# Your goal
Transcribe the lines below verbatim, skipping the images.

--- start Given information ---

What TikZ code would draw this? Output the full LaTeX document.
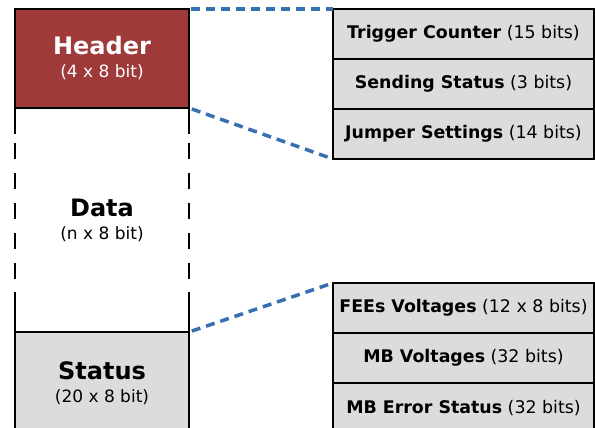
\documentclass[tikz,border=0pt]{standalone}
\usepackage{fontspec}
\setmainfont{DejaVu Sans}
\usepackage{tikz}
\usetikzlibrary{positioning}
\definecolor{hdrred}{RGB}{158,58,58}
\definecolor{boxgray}{RGB}{220,220,220}
\definecolor{linkblue}{RGB}{55,112,176}
\newcommand{\blocktext}[2]{{\fontsize{24}{23}\selectfont\bfseries #1}\\(#2)}

\begin{document}
\begin{tikzpicture}[x=1pt,y=-1pt]
\tikzstyle{block}=[rectangle,draw,line width=2.8pt,minimum width=174pt,inner sep=0pt,outer sep=0pt,align=center,font=\fontsize{17}{23}\selectfont]
\tikzstyle{field}=[rectangle,draw,fill=boxgray,line width=2.8pt,minimum width=261pt,minimum height=50pt,inner sep=0pt,outer sep=0pt,font=\fontsize{17.4}{20}\selectfont]
\tikzstyle{link}=[linkblue,line width=3.5pt,dash pattern=on 9pt off 6pt]
\tikzstyle{side}=[line width=2.8pt]
\clip (0,0) rectangle (595,428);

% packet blocks
\node[block,fill=hdrred,text=white,minimum height=99pt] (header) at (102,58.5) {\blocktext{Header}{4 x 8 bit}};
\node[block,draw=none,minimum height=224pt] (data) at (102,220) {\blocktext{Data}{n x 8 bit}};
\node[block,fill=boxgray,minimum height=102pt] (status) at (102,383) {\blocktext{Status}{20 x 8 bit}};

% dashed sides of the data block
\draw[side,dash pattern=on 16pt off 14pt,dash phase=25pt] (data.north west) -- (data.south west);
\draw[side,dash pattern=on 16pt off 14pt,dash phase=25pt] (data.north east) -- (data.south east);
\draw[side] (data.north west) -- ++(0,26) (data.south west) -- ++(0,-40);
\draw[side] (data.north east) -- ++(0,26) (data.south east) -- ++(0,-40);

% header fields
\node[field] (trig) at (463.5,34) {\textbf{Trigger Counter} (15 bits)};
\node[field,below=0pt of trig] (send) {\textbf{Sending Status} (3 bits)};
\node[field,below=0pt of send] (jump) {\textbf{Jumper Settings} (14 bits)};

% status fields
\node[field] (fees) at (463.5,308) {\textbf{FEEs Voltages} (12 x 8 bits)};
\node[field,below=0pt of fees] (mbv) {\textbf{MB Voltages} (32 bits)};
\node[field,below=0pt of mbv] (mberr) {\textbf{MB Error Status} (32 bits)};

\draw[link,shorten <=2pt] (header.north east) -- (trig.north west);
\draw[link,shorten <=3pt,shorten >=5pt] (header.south east) -- (jump.south west);
\draw[link,shorten <=3pt,shorten >=5pt] (status.north east) -- (fees.north west);
\end{tikzpicture}
\end{document}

--- end Given information ---

# Exercise answer
What TikZ code would draw this? Output the full LaTeX document.
\documentclass[tikz,border=0pt]{standalone}
\usepackage{fontspec}
\setmainfont{DejaVu Sans}
\usepackage{tikz}
\usetikzlibrary{positioning}
\definecolor{hdrred}{RGB}{158,58,58}
\definecolor{boxgray}{RGB}{220,220,220}
\definecolor{linkblue}{RGB}{55,112,176}
\newcommand{\blocktext}[2]{{\fontsize{24}{23}\selectfont\bfseries #1}\\(#2)}

\begin{document}
\begin{tikzpicture}[x=1pt,y=-1pt]
\tikzstyle{block}=[rectangle,draw,line width=2.8pt,minimum width=174pt,inner sep=0pt,outer sep=0pt,align=center,font=\fontsize{17}{23}\selectfont]
\tikzstyle{field}=[rectangle,draw,fill=boxgray,line width=2.8pt,minimum width=261pt,minimum height=50pt,inner sep=0pt,outer sep=0pt,font=\fontsize{17.4}{20}\selectfont]
\tikzstyle{link}=[linkblue,line width=3.5pt,dash pattern=on 9pt off 6pt]
\tikzstyle{side}=[line width=2.8pt]
\clip (0,0) rectangle (595,428);

% packet blocks
\node[block,fill=hdrred,text=white,minimum height=99pt] (header) at (102,58.5) {\blocktext{Header}{4 x 8 bit}};
\node[block,draw=none,minimum height=224pt] (data) at (102,220) {\blocktext{Data}{n x 8 bit}};
\node[block,fill=boxgray,minimum height=102pt] (status) at (102,383) {\blocktext{Status}{20 x 8 bit}};

% dashed sides of the data block
\draw[side,dash pattern=on 16pt off 14pt,dash phase=25pt] (data.north west) -- (data.south west);
\draw[side,dash pattern=on 16pt off 14pt,dash phase=25pt] (data.north east) -- (data.south east);
\draw[side] (data.north west) -- ++(0,26) (data.south west) -- ++(0,-40);
\draw[side] (data.north east) -- ++(0,26) (data.south east) -- ++(0,-40);

% header fields
\node[field] (trig) at (463.5,34) {\textbf{Trigger Counter} (15 bits)};
\node[field,below=0pt of trig] (send) {\textbf{Sending Status} (3 bits)};
\node[field,below=0pt of send] (jump) {\textbf{Jumper Settings} (14 bits)};

% status fields
\node[field] (fees) at (463.5,308) {\textbf{FEEs Voltages} (12 x 8 bits)};
\node[field,below=0pt of fees] (mbv) {\textbf{MB Voltages} (32 bits)};
\node[field,below=0pt of mbv] (mberr) {\textbf{MB Error Status} (32 bits)};

\draw[link,shorten <=2pt] (header.north east) -- (trig.north west);
\draw[link,shorten <=3pt,shorten >=5pt] (header.south east) -- (jump.south west);
\draw[link,shorten <=3pt,shorten >=5pt] (status.north east) -- (fees.north west);
\end{tikzpicture}
\end{document}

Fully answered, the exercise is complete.